The site is a small conical mound on top of a platform of about 40 feet in height. It was excavated by a crew of William Loftus for a few days in 1854. A number of unbaked clay cuneiform tablets were found, many "enveloped". The tablets, 100 in total with most complete, were found in a brick structure, protected by reed matting. The envelopes partially surrounding the tablets were also inscribed and sealed using cylinder seals. An Old Babylonian period assemblage of copper tools was found.

"large chaldrons, vases, small dislies, and dice-boxes (?); hammers, chisels, adzes, and hatchets; a large assortment of knives and daggers of various sizes and shapes—all unfinished; massive and smaller rings; a pair of prisoner's fetters ; three links of a strong chain; a ring weight; several plates resembling horses' shoes, divided at the heel for the insertion of a handle, and having; two holes in each for pins; other plates of a different shape, which were probably primitive hatchets; an ingot of copper, and a great weight of dross from the same smelted metal. There was likewise a small fragment of a bitumen bowl overlaid with thin copper; and a piece of lead."

The copper assemblage, which had also been wrapped in reed matting, and the tablets are now held at the British Museum. The tablets were later published. They were dated to the reigns of Larsa king Rim-Sin, and Babylon kings Hammurabi and Samsu-iluna. Most come from the family archive of one Sillii-Eshtar and his brother Awil-ili, sons of Ilu-Sukkal. While the brothers were active for about 20 years the texts in the archive include earlier texts dating back to Nur-Adad, Rim-Sin, and Warad-Sin of Larsa Most of the texts were sealed, some multiple times and 200 different seals were found. After further analysis it has been suggested that one third of the tablets actually came from Ur (excavated by J. E. Taylor) and were inadvertently mixed in with the Loftus tablets from Tell Sifr during shipping. Mislabeled Tell Sifr text actually from Ur are "1–2, 4–9, 11, 13–16, 20–26, 87–94, 96–98, and 105–10". Some additional Tell Sifr have since appeared resulting from clandestine excavation. Most of the texts involve property and legal maters. One snippet from a tablet reads:

"They went to the judges and the judges sent them to the city and the elders, (where) at the Gate of Sin stood the divine emblem of Sin (Siurinnu-sa-Sîn), the divine bird of Nin-mar, the divine spade of Marduk (Marru(m)-Ía-Marduk), (and) the divine weapon of Abnum."

==Kutalla==
Larsa king Silli-Adad (c. 1771–1770 BC) referred to himself as the governor of Kutalla (ku-ta-al-la^{ki}) in a brick inscription found at Ur "... provider of Nippur, governor of Ur, Larsa, Lagas, and the land (ma-da) of Kutalla ...". His successor Warad-Sin used that same royal tutelary on an inscribed cone. In one of his writings Hammurabi refers to an orchard keeper from Kutalla:

"To Shamash-hazir, speak! Thus says Hammurabi. Sin-ishme’anni of Kutalla the orchard keeper of the Dilmun date-palms, has informed me as follows: “Shamash-hazir expropriated from me a field of my paternal estate and gave it to a soldier.” ..."

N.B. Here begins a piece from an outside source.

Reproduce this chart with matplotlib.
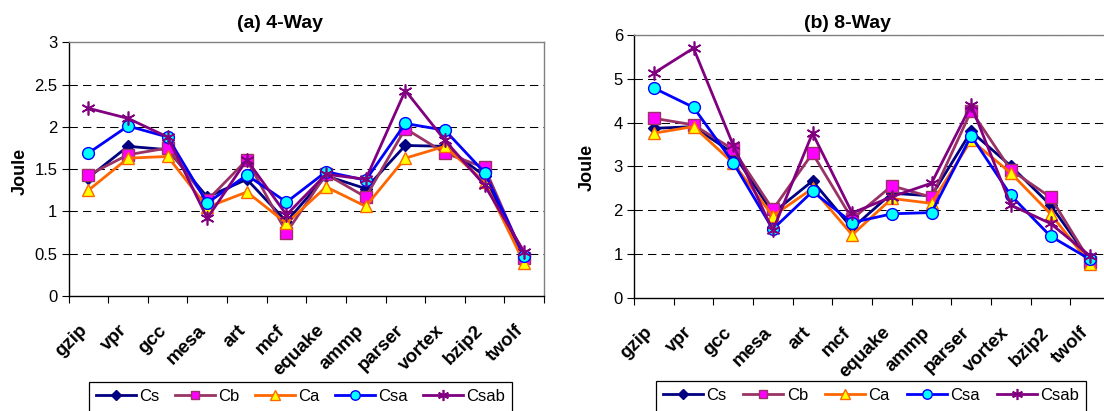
import matplotlib
matplotlib.use("Agg")
import matplotlib.pyplot as plt
import matplotlib.transforms as mtransforms
from matplotlib.patches import Rectangle
import numpy as np

plt.rcParams['font.family'] = ['Liberation Sans', 'DejaVu Sans']

benchmarks = ["gzip", "vpr", "gcc", "mesa", "art", "mcf", "equake", "ammp",
              "parser", "vortex", "bzip2", "twolf"]
series_names = ["Cs", "Cb", "Ca", "Csa", "Csab"]

# (a) 4-Way
cs_4 = [1.40, 1.77, 1.73, 1.17, 1.38, 0.88, 1.42, 1.27, 1.78, 1.77, 1.42, 0.44]
cb_4 = [1.43, 1.67, 1.75, 1.13, 1.61, 0.75, 1.44, 1.17, 1.98, 1.69, 1.52, 0.45]
ca_4 = [1.25, 1.63, 1.65, 1.05, 1.23, 0.86, 1.29, 1.06, 1.63, 1.77, 1.35, 0.39]
csa_4 = [1.69, 2.01, 1.88, 1.10, 1.43, 1.11, 1.47, 1.37, 2.04, 1.96, 1.46, 0.47]
csab_4 = [2.22, 2.10, 1.88, 0.92, 1.61, 0.96, 1.44, 1.38, 2.43, 1.84, 1.31, 0.52]

# (b) 8-Way
cs_8 = [3.87, 3.91, 3.30, 1.94, 2.67, 1.59, 2.39, 2.33, 3.80, 3.01, 2.12, 0.85]
cb_8 = [4.10, 3.95, 3.39, 2.02, 3.30, 1.80, 2.56, 2.30, 4.27, 2.92, 2.30, 0.83]
ca_8 = [3.76, 3.91, 3.08, 1.87, 2.50, 1.44, 2.27, 2.16, 3.60, 2.85, 1.92, 0.78]
csa_8 = [4.79, 4.35, 3.09, 1.57, 2.43, 1.72, 1.92, 1.95, 3.70, 2.34, 1.41, 0.88]
csab_8 = [5.13, 5.70, 3.49, 1.54, 3.76, 1.94, 2.31, 2.62, 4.40, 2.12, 1.70, 0.96]

data_4 = [cs_4, cb_4, ca_4, csa_4, csab_4]
data_8 = [cs_8, cb_8, ca_8, csa_8, csab_8]

styles = [
    dict(color="#000080", marker="D", ms=6.5, mfc="#000080", mec="#000080", mew=1.0),
    dict(color="#993366", marker="s", ms=8.0, mfc="#FF00FF", mec="#993366", mew=1.0),
    dict(color="#FF6600", marker="^", ms=9.0, mfc="#FFFF00", mec="#FF6600", mew=1.0),
    dict(color="#0000FF", marker="o", ms=8.5, mfc="#00FFFF", mec="#0000FF", mew=1.0),
    dict(color="#800080", marker=(6, 2, 0), ms=10.0, mfc="#800080", mec="#800080", mew=1.2),
]

W, H = 1104, 411
fig = plt.figure(figsize=(W / 100, H / 100), dpi=100)
fig.patch.set_facecolor("white")


def px_rect(x0, y0, x1, y1):
    return [x0 / W, 1 - y1 / H, (x1 - x0) / W, (y1 - y0) / H]


def setup(ax, data, ymax, ystep, top_grid, title, title_x, joule_x, joule_y, leg_box):
    x = np.arange(len(benchmarks))
    handles = []
    for vals, name, st in zip(data, series_names, styles):
        h, = ax.plot(x, vals, lw=2.0, label=name, zorder=3, clip_on=False, **st)
        handles.append(h)
    ax.set_xlim(-0.5, len(benchmarks) - 0.5)
    ax.set_ylim(0, ymax)
    yt = np.arange(0, ymax + 0.001, ystep)
    ax.set_yticks(yt)
    ax.set_yticklabels([("%g" % v) for v in yt], fontsize=12)
    grid_top = ymax + 0.001 if top_grid else ymax - 0.001
    for v in np.arange(ystep, grid_top, ystep):
        ax.axhline(v, color="#000000", lw=0.75, dashes=(8, 5), zorder=1)
    ax.set_xticks(np.arange(-0.5, len(benchmarks)), minor=False)
    ax.set_xticklabels([])
    ax.set_xticks(x, minor=True)
    ax.set_xticklabels(benchmarks, minor=True, rotation=45, ha="right", va="center",
                       rotation_mode="anchor", fontsize=13.5, fontweight="bold")
    ax.tick_params(axis="x", which="major", direction="out", length=5, width=0.8, color="black")
    ax.tick_params(axis="x", which="minor", length=0, pad=23)
    ax.tick_params(axis="y", direction="out", length=5, width=0.8, pad=3)
    offset = mtransforms.ScaledTranslation(-4 / 100, 0, fig.dpi_scale_trans)
    for lbl in ax.get_xticklabels(minor=True):
        lbl.set_transform(lbl.get_transform() + offset)
    for s in ["left", "bottom"]:
        ax.spines[s].set_color("black")
        ax.spines[s].set_linewidth(1.0)
    for s in ["top", "right"]:
        ax.spines[s].set_color("#808080")
        ax.spines[s].set_linewidth(1.0)
    ax.set_facecolor("white")
    fig.text(title_x / W, 1 - 23.5 / H, title, ha="center", va="center",
             fontsize=14, fontweight="bold")
    fig.text(joule_x / W, 1 - joule_y / H, "Joule", ha="center", va="center",
             rotation=90, fontsize=13, fontweight="bold")
    x0, y0, x1 = leg_box
    leg = fig.legend(handles=handles, loc="upper left", ncol=5, mode="expand",
                     bbox_to_anchor=(x0 / W, 1 - y0 / H, (x1 - x0) / W, 0.0001),
                     frameon=False, fontsize=12, numpoints=1,
                     handlelength=2.4, handletextpad=0.2, borderpad=0.4,
                     borderaxespad=0, markerscale=0.8)
    fig.patches.append(Rectangle((x0 / W, -0.05), (x1 - x0) / W, (1 - y0 / H) + 0.05,
                                 transform=fig.transFigure, fill=False,
                                 edgecolor="black", linewidth=0.9))


ax1 = fig.add_axes(px_rect(68.6, 42.3, 544, 296))
setup(ax1, data_4, 3, 0.5, False, "(a) 4-Way", 280, 20, 171, (89, 382, 512))

ax2 = fig.add_axes(px_rect(634, 35, 1110, 298))
setup(ax2, data_8, 6, 1, True, "(b) 8-Way", 847, 587, 167.5, (656, 381, 1086))

fig.savefig("out.png", dpi=100, facecolor="white")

In the time of Samsu-iluna (c. 1749–1712 BC), ruler of Babylon, it is known that one Ili-ippalsam served as a rabiãnum (mayor) in Kutalla.

A god, possibly the city god, known to reside at Kutalla was Lugal-ki-suna (^{d}lugal-ki-sun_{5}-na, Lugal-kiduna, Lugal-ki-bura). A deified symbol of Marduk, Marru(m)-Ía-Marduk, the "Spade of Marduk" is also attested there. The 18th year name of Larsa ruler Gungunum read "Year the temple of Lugal-kiduna was built" (mu e ^{d}lugal-ki-du-na ba-du).